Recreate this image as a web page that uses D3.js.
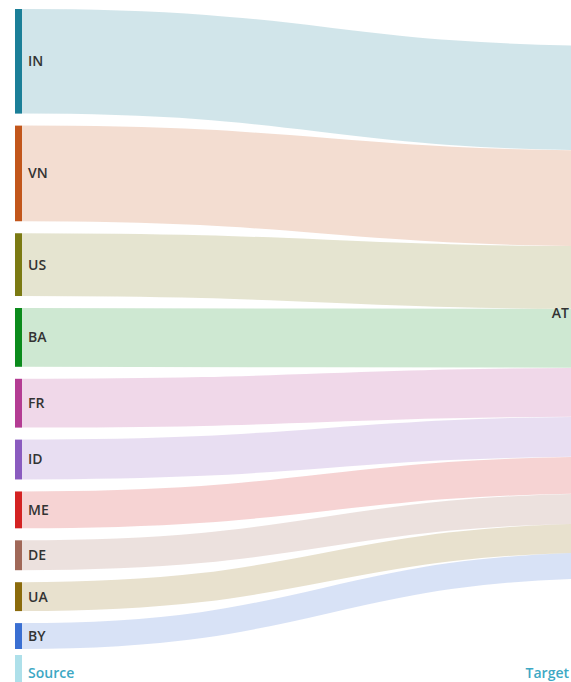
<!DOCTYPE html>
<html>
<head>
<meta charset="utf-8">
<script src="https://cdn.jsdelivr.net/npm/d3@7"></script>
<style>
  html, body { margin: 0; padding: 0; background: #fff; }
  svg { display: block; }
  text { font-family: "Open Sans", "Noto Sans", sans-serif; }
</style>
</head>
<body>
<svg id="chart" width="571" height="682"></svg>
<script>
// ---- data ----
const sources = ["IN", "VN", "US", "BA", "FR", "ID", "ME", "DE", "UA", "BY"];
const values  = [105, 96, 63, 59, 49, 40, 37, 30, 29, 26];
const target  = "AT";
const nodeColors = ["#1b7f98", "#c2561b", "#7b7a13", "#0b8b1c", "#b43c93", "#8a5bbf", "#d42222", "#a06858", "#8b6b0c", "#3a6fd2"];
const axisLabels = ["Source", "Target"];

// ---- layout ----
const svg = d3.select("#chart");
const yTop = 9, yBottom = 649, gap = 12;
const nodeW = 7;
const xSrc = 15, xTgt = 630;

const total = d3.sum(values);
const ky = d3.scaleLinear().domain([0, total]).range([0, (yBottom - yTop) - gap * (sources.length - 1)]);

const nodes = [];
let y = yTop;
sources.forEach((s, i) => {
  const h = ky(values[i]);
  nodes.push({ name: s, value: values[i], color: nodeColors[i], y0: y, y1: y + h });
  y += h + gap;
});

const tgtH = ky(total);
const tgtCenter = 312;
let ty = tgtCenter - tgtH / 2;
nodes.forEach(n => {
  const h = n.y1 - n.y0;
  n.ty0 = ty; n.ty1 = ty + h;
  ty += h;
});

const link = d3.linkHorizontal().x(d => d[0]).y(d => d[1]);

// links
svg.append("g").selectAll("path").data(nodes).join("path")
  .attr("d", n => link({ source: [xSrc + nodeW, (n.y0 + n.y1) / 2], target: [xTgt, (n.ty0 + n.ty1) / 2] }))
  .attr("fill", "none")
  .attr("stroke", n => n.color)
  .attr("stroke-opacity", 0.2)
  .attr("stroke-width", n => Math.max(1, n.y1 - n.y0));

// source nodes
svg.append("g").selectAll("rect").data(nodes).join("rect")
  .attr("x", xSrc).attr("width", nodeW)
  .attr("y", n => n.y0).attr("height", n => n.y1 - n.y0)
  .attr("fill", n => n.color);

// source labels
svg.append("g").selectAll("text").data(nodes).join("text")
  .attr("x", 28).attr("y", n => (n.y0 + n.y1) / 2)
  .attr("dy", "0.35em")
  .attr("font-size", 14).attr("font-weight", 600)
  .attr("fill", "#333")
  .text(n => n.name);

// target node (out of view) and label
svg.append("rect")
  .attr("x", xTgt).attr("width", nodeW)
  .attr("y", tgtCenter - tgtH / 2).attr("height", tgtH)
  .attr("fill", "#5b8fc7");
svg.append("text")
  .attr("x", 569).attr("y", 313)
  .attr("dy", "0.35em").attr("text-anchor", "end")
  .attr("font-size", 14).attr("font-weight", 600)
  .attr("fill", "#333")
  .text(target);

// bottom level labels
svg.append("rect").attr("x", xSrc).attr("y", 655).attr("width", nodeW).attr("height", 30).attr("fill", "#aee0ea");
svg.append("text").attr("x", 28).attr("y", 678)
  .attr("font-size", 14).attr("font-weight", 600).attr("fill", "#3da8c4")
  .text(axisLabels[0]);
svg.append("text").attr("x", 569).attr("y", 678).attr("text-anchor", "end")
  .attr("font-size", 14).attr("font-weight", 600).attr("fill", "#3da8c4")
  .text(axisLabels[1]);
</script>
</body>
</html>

TASK DETAILS:
Replicate the material above verbatim; images stay out of the copy.

TASK ANSWER:
Recreate this image as a web page that uses D3.js.
<!DOCTYPE html>
<html>
<head>
<meta charset="utf-8">
<script src="https://cdn.jsdelivr.net/npm/d3@7"></script>
<style>
  html, body { margin: 0; padding: 0; background: #fff; }
  svg { display: block; }
  text { font-family: "Open Sans", "Noto Sans", sans-serif; }
</style>
</head>
<body>
<svg id="chart" width="571" height="682"></svg>
<script>
// ---- data ----
const sources = ["IN", "VN", "US", "BA", "FR", "ID", "ME", "DE", "UA", "BY"];
const values  = [105, 96, 63, 59, 49, 40, 37, 30, 29, 26];
const target  = "AT";
const nodeColors = ["#1b7f98", "#c2561b", "#7b7a13", "#0b8b1c", "#b43c93", "#8a5bbf", "#d42222", "#a06858", "#8b6b0c", "#3a6fd2"];
const axisLabels = ["Source", "Target"];

// ---- layout ----
const svg = d3.select("#chart");
const yTop = 9, yBottom = 649, gap = 12;
const nodeW = 7;
const xSrc = 15, xTgt = 630;

const total = d3.sum(values);
const ky = d3.scaleLinear().domain([0, total]).range([0, (yBottom - yTop) - gap * (sources.length - 1)]);

const nodes = [];
let y = yTop;
sources.forEach((s, i) => {
  const h = ky(values[i]);
  nodes.push({ name: s, value: values[i], color: nodeColors[i], y0: y, y1: y + h });
  y += h + gap;
});

const tgtH = ky(total);
const tgtCenter = 312;
let ty = tgtCenter - tgtH / 2;
nodes.forEach(n => {
  const h = n.y1 - n.y0;
  n.ty0 = ty; n.ty1 = ty + h;
  ty += h;
});

const link = d3.linkHorizontal().x(d => d[0]).y(d => d[1]);

// links
svg.append("g").selectAll("path").data(nodes).join("path")
  .attr("d", n => link({ source: [xSrc + nodeW, (n.y0 + n.y1) / 2], target: [xTgt, (n.ty0 + n.ty1) / 2] }))
  .attr("fill", "none")
  .attr("stroke", n => n.color)
  .attr("stroke-opacity", 0.2)
  .attr("stroke-width", n => Math.max(1, n.y1 - n.y0));

// source nodes
svg.append("g").selectAll("rect").data(nodes).join("rect")
  .attr("x", xSrc).attr("width", nodeW)
  .attr("y", n => n.y0).attr("height", n => n.y1 - n.y0)
  .attr("fill", n => n.color);

// source labels
svg.append("g").selectAll("text").data(nodes).join("text")
  .attr("x", 28).attr("y", n => (n.y0 + n.y1) / 2)
  .attr("dy", "0.35em")
  .attr("font-size", 14).attr("font-weight", 600)
  .attr("fill", "#333")
  .text(n => n.name);

// target node (out of view) and label
svg.append("rect")
  .attr("x", xTgt).attr("width", nodeW)
  .attr("y", tgtCenter - tgtH / 2).attr("height", tgtH)
  .attr("fill", "#5b8fc7");
svg.append("text")
  .attr("x", 569).attr("y", 313)
  .attr("dy", "0.35em").attr("text-anchor", "end")
  .attr("font-size", 14).attr("font-weight", 600)
  .attr("fill", "#333")
  .text(target);

// bottom level labels
svg.append("rect").attr("x", xSrc).attr("y", 655).attr("width", nodeW).attr("height", 30).attr("fill", "#aee0ea");
svg.append("text").attr("x", 28).attr("y", 678)
  .attr("font-size", 14).attr("font-weight", 600).attr("fill", "#3da8c4")
  .text(axisLabels[0]);
svg.append("text").attr("x", 569).attr("y", 678).attr("text-anchor", "end")
  .attr("font-size", 14).attr("font-weight", 600).attr("fill", "#3da8c4")
  .text(axisLabels[1]);
</script>
</body>
</html>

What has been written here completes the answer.